Akhirnya terjadi dialog diantara para sahabat. Dimana sebagian mereka melaksanakan sholat ‘asar. Sementara yang lain menangguhkannya hingga tiba di perkampungan bani Quraizhah. Namun setelah mendengarnya Rasulullah SAW ternyata tidak menyalahkan salah satu diantara dua pendapat tersebut.

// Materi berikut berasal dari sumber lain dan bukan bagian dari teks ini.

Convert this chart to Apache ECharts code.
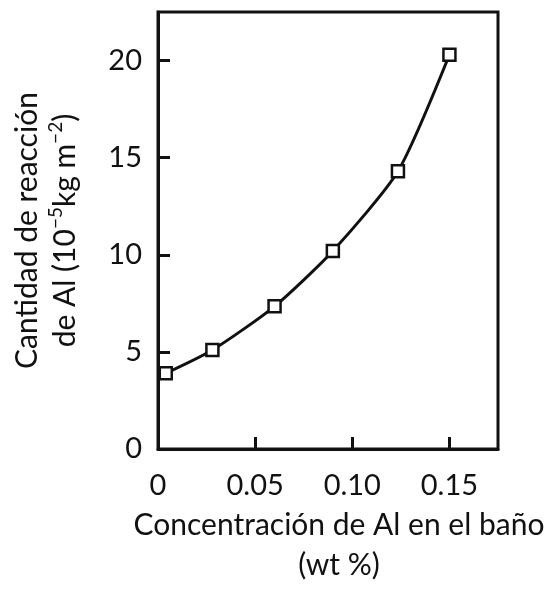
<!DOCTYPE html>
<html>
<head>
<meta charset="utf-8">
<script src="https://cdn.jsdelivr.net/npm/echarts@6/dist/echarts.min.js"></script>
<style>
  html, body { margin: 0; padding: 0; background: #fff; }
  #chart { width: 556px; height: 590px; }
</style>
</head>
<body>
<div id="chart"></div>
<script>
// Al concentration in the bath (wt %) and amount of Al reacted (10^-5 kg m^-2)
const alConcentration = [0.004, 0.028, 0.060, 0.090, 0.1235, 0.150];
const alReacted = [3.9, 5.1, 7.35, 10.2, 14.3, 20.3];
const xTicks = [0, 0.05, 0.10, 0.15];
const yTicks = [0, 5, 10, 15, 20];

const FONT = 'Lato';
const chart = echarts.init(document.getElementById('chart'), null, { renderer: 'canvas' });

chart.setOption({
  backgroundColor: '#ffffff',
  animation: false,
  grid: {
    left: 158, right: 58, top: 12, bottom: 134,
    show: true, borderColor: '#111', borderWidth: 3, backgroundColor: 'transparent'
  },
  xAxis: {
    type: 'value',
    min: 0, max: 0.175, interval: 0.05,
    axisLine: { show: true, lineStyle: { color: '#111', width: 3 } },
    axisTick: { show: true, inside: true, length: 12, lineStyle: { color: '#111', width: 3 } },
    splitLine: { show: false },
    axisLabel: {
      showMaxLabel: false,
      margin: 22,
      color: '#111', fontFamily: FONT, fontSize: 29,
      formatter: v => (xTicks.includes(+v.toFixed(2)) ? (v === 0 ? '0' : v.toFixed(2)) : '')
    },
    name: 'Concentración de Al en el baño\n(wt %)',
    nameLocation: 'middle',
    nameGap: 52,
    nameTextStyle: {
      color: '#111', fontFamily: FONT, fontSize: 30, lineHeight: 40,
      verticalAlign: 'top', padding: [0, 0, 0, 22]
    }
  },
  yAxis: {
    type: 'value',
    min: 0, max: 22.5, interval: 5,
    axisLine: { show: true, lineStyle: { color: '#111', width: 3 } },
    axisTick: { show: true, inside: true, length: 12, lineStyle: { color: '#111', width: 3 } },
    splitLine: { show: false },
    axisLabel: {
      showMaxLabel: false,
      margin: 16,
      color: '#111', fontFamily: FONT, fontSize: 29,
      formatter: v => (yTicks.includes(v) ? String(v) : '')
    },
    name: '{n|Cantidad de reacción}\n{n|de Al (10}{s|−5}{n|kg m}{s|−2}{n|)}',
    nameLocation: 'middle',
    nameRotate: 90,
    nameGap: 74,
    nameTextStyle: {
      color: '#111', fontFamily: FONT, fontSize: 30,
      rich: {
        n: { fontFamily: FONT, fontSize: 30, lineHeight: 38, color: '#111' },
        s: { fontFamily: FONT, fontSize: 19, lineHeight: 38, color: '#111', verticalAlign: 'top', padding: [0, 0, 10, 0] }
      }
    }
  },
  series: [{
    type: 'line',
    data: alConcentration.map((x, i) => [x, alReacted[i]]),
    smooth: 0.22,
    symbol: 'rect',
    symbolSize: 12,
    showSymbol: true,
    lineStyle: { color: '#111', width: 3 },
    itemStyle: { color: '#ffffff', borderColor: '#111', borderWidth: 2.5 },
    z: 3
  }]
});
</script>
</body>
</html>
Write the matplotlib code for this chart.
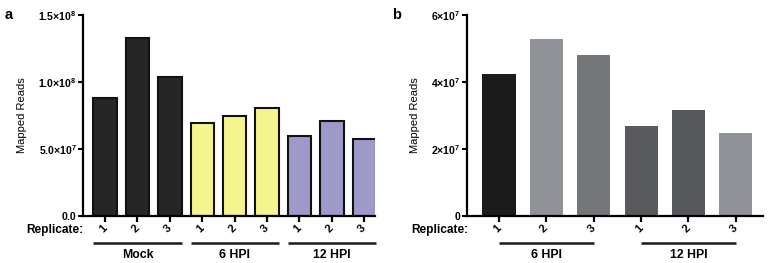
import matplotlib
matplotlib.use('Agg')
import matplotlib.pyplot as plt
import matplotlib.transforms as mtransforms

plt.rcParams['font.family'] = ['Liberation Sans', 'DejaVu Sans']
plt.rcParams['font.weight'] = 'bold'
plt.rcParams['mathtext.default'] = 'regular'

# panel a data
a_groups = ['Mock', '6 HPI', '12 HPI']
a_reps = ['1', '2', '3']
a_values = [0.878e8, 1.33e8, 1.037e8,
            0.692e8, 0.743e8, 0.803e8,
            0.598e8, 0.711e8, 0.575e8]
a_colors = ['#262626'] * 3 + ['#f5f590'] * 3 + ['#9d99cb'] * 3
a_yticks = [0, 5e7, 1e8, 1.5e8]
a_yticklabels = ['0.0', '5.0×10$^{7}$', '1.0×10$^{8}$', '1.5×10$^{8}$']

# panel b data
b_groups = ['6 HPI', '12 HPI']
b_reps = ['1', '2', '3']
b_values = [4.24e7, 5.27e7, 4.81e7, 2.69e7, 3.15e7, 2.49e7]
b_colors = ['#1b1b1b', '#8f9297', '#74777a', '#595a5d', '#57585b', '#8f9297']
b_yticks = [0, 2e7, 4e7, 6e7]
b_yticklabels = ['0', '2×10$^{7}$', '4×10$^{7}$', '6×10$^{7}$']

fig = plt.figure(figsize=(7.69, 2.63), dpi=100)
ax_a = fig.add_axes([0.108, 0.179, 0.380, 0.764])
ax_b = fig.add_axes([0.607, 0.179, 0.385, 0.764])


def style_axis(ax, yticks, yticklabels, ymax):
    for s in ['top', 'right']:
        ax.spines[s].set_visible(False)
    for s in ['left', 'bottom']:
        ax.spines[s].set_linewidth(1.6)
    ax.set_ylim(0, ymax)
    ax.set_yticks(yticks)
    ax.set_yticklabels(yticklabels, fontsize=7.6)
    ax.tick_params(axis='y', length=3.5, width=1.5, pad=1)
    ax.tick_params(axis='x', length=4.5, width=1.6, pad=3, labelsize=8)
    ax.set_ylabel('Mapped Reads', fontsize=8, labelpad=8)
    for lab in ax.get_xticklabels():
        lab.set_rotation(45)
        lab.set_rotation_mode('anchor')


def group_bar(ax, x0, x1, label):
    trans = mtransforms.blended_transform_factory(ax.transData, ax.transAxes)
    ax.plot([x0, x1], [-0.133, -0.133], color='#1a1a1a', lw=1.8,
            transform=trans, clip_on=False, solid_capstyle='butt')
    ax.text((x0 + x1) / 2, -0.165, label, transform=trans, ha='center',
            va='top', fontsize=8.8, fontweight='bold')


# panel a
xa = list(range(len(a_values)))
ax_a.bar(xa, a_values, width=0.72, color=a_colors, edgecolor='#111111',
         linewidth=1.5)
ax_a.set_xlim(-0.68, 8.34)
ax_a.set_xticks(xa)
ax_a.set_xticklabels(a_reps * 3)
style_axis(ax_a, a_yticks, a_yticklabels, 1.5e8)
for lab in ax_a.get_xticklabels():
    lab.set_ha('right')
    lab.set_va('center')
for i, g in enumerate(a_groups):
    group_bar(ax_a, 3 * i - 0.36, 3 * i + 2.36, g)
ax_a.text(0.0, -0.07, 'Replicate:', transform=ax_a.transAxes, ha='right',
          va='center', fontsize=8.6, fontweight='bold')
fig.text(0.006, 0.97, 'a', fontsize=10.5, fontweight='bold', va='top')

# panel b
xb = list(range(len(b_values)))
ax_b.bar(xb, b_values, width=0.70, color=b_colors, linewidth=0)
ax_b.set_xlim(-0.68, 5.57)
ax_b.set_xticks(xb)
ax_b.set_xticklabels(b_reps * 2)
style_axis(ax_b, b_yticks, b_yticklabels, 6e7)
for lab in ax_b.get_xticklabels():
    lab.set_ha('right')
    lab.set_va('center')
for i, g in enumerate(b_groups):
    group_bar(ax_b, 3 * i, 3 * i + 2, g)
ax_b.text(0.005, -0.07, 'Replicate:', transform=ax_b.transAxes, ha='right',
          va='center', fontsize=8.6, fontweight='bold')
fig.text(0.510, 0.97, 'b', fontsize=10.5, fontweight='bold', va='top')

fig.savefig('out.png', dpi=100)
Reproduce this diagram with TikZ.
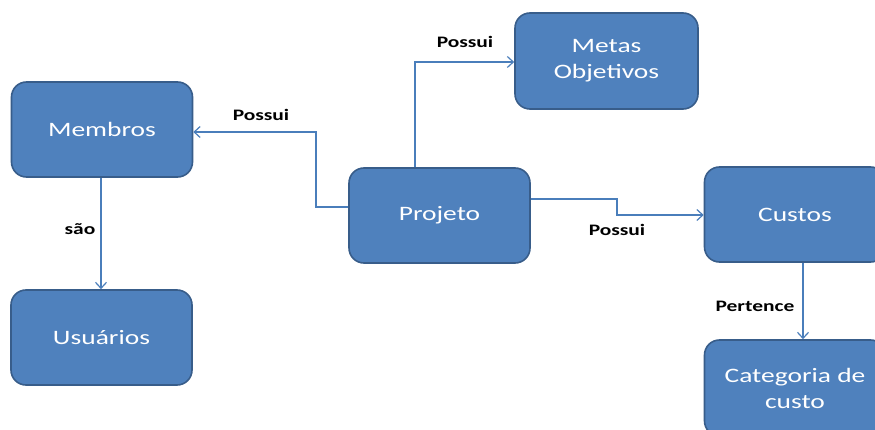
\documentclass[tikz,border=0pt]{standalone}
\usepackage{fontspec}
\setmainfont[FakeStretch=1.34]{Carlito}
\usetikzlibrary{arrows.meta}
\definecolor{boxfill}{HTML}{4F81BD}
\definecolor{boxline}{HTML}{385D8A}
\definecolor{linkcol}{HTML}{4A7EBB}
\begin{document}
\begin{tikzpicture}[x=1pt,y=-1pt,
  entity/.style={draw=boxline, line width=1.6pt, fill=boxfill, rounded corners=15pt,
    text=white, align=center, font=\fontsize{20.5}{26}\selectfont,
    inner sep=0pt, minimum width=181pt, minimum height=95pt},
  link/.style={draw=linkcol, line width=1.3pt, -{Straight Barb[length=6pt,width=11pt,line width=1.2pt]}},
  lbl/.style={font=\fontsize{16}{18}\selectfont\bfseries, text=black, inner sep=0pt}]
\useasboundingbox (0,0) rectangle (875,430);
\clip (0,0) rectangle (875,430);
\fill[white] (0,0) rectangle (875,430);

% entities
\node[entity] (memb) at (102,129.5) {Membros};
\node[entity] (usu)  at (101.5,337.5) {Usuários};
\node[entity] (proj) at (439.5,215.5) {Projeto};
\node[entity, minimum width=183pt, minimum height=96pt] (metas) at (606.5,61) {Metas\\Objetivos};
\node[entity] (cust) at (795,214.5) {Custos};
\node[entity, minimum height=96pt] (cat) at (795,388) {Categoria de\\custo};

% relations
\draw[link] (proj.west |- 0,207) -- (316,207) |- (memb.east |- 0,132);
\draw[link] (proj.north -| 415,0) |- (metas.west |- 0,62);
\draw[link] (proj.east |- 0,199) -- (617,199) |- (cust.west |- 0,215);
\draw[link] (memb.south -| 101,0) -- (usu.north -| 101,0);
\draw[link] (cust.south -| 803,0) -- (cat.north -| 803,0);

% relation labels
\node[lbl] (l1) at (261,115) {Possui};
\node[lbl] (l2) at (465,42) {Possui};
\node[lbl] (l3) at (617,230) {Possui};
\node[lbl] (l4) at (80,229) {são};
\node[lbl] (l5) at (755,306) {Pertence};
\end{tikzpicture}
\end{document}
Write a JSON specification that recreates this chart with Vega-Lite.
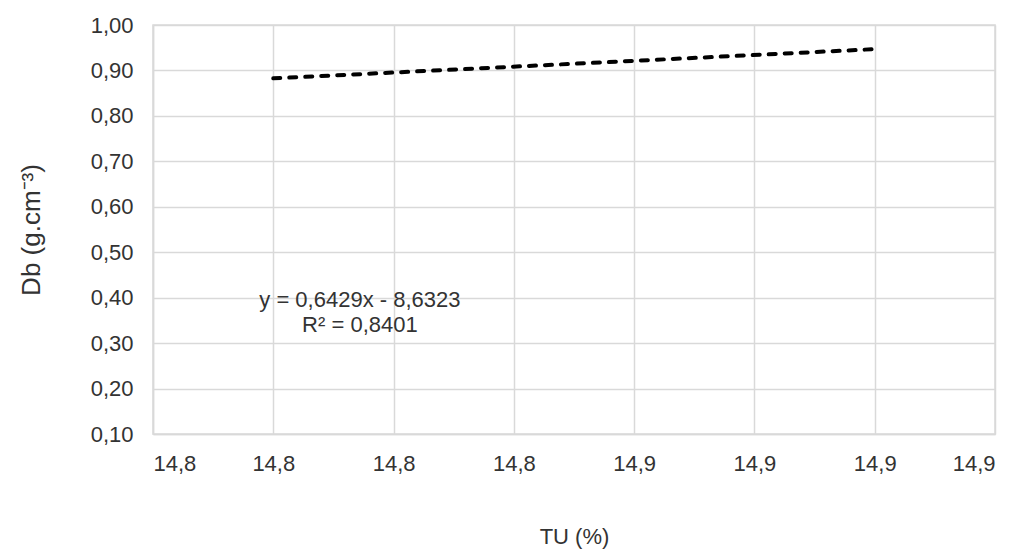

Menanggapi adanya perbedaan para ahli fikih yang menyatakan bahwa sholat di perjalanan lebih utama dari pada sholat di bani Quraizhah sementara yang lain menyatakan sebaliknya, DR. Thaha Jabir berkata, ”Menurut hemat saya selama Rasulullah tidak menyatakan kekeliruan salah satu dari dua kelompok tadi, seharusnya para ahli fikih mengikuti apa yang dilakukan Rasulullah.”[1]
          Dibolehkannya keragaman tersebut dibuktikan dengan lahirnya madzhab. Yaitu madzhab Hanafi, Maliki, Syafi’i dan Hambali. Bahkan ada yang menyatakan hingga 9 atau 13 madzhab.  Sebenarnya madzhab tersebut merupakan muara dari berbagai pendapat para sahabat dalam memahami ajaran Islam.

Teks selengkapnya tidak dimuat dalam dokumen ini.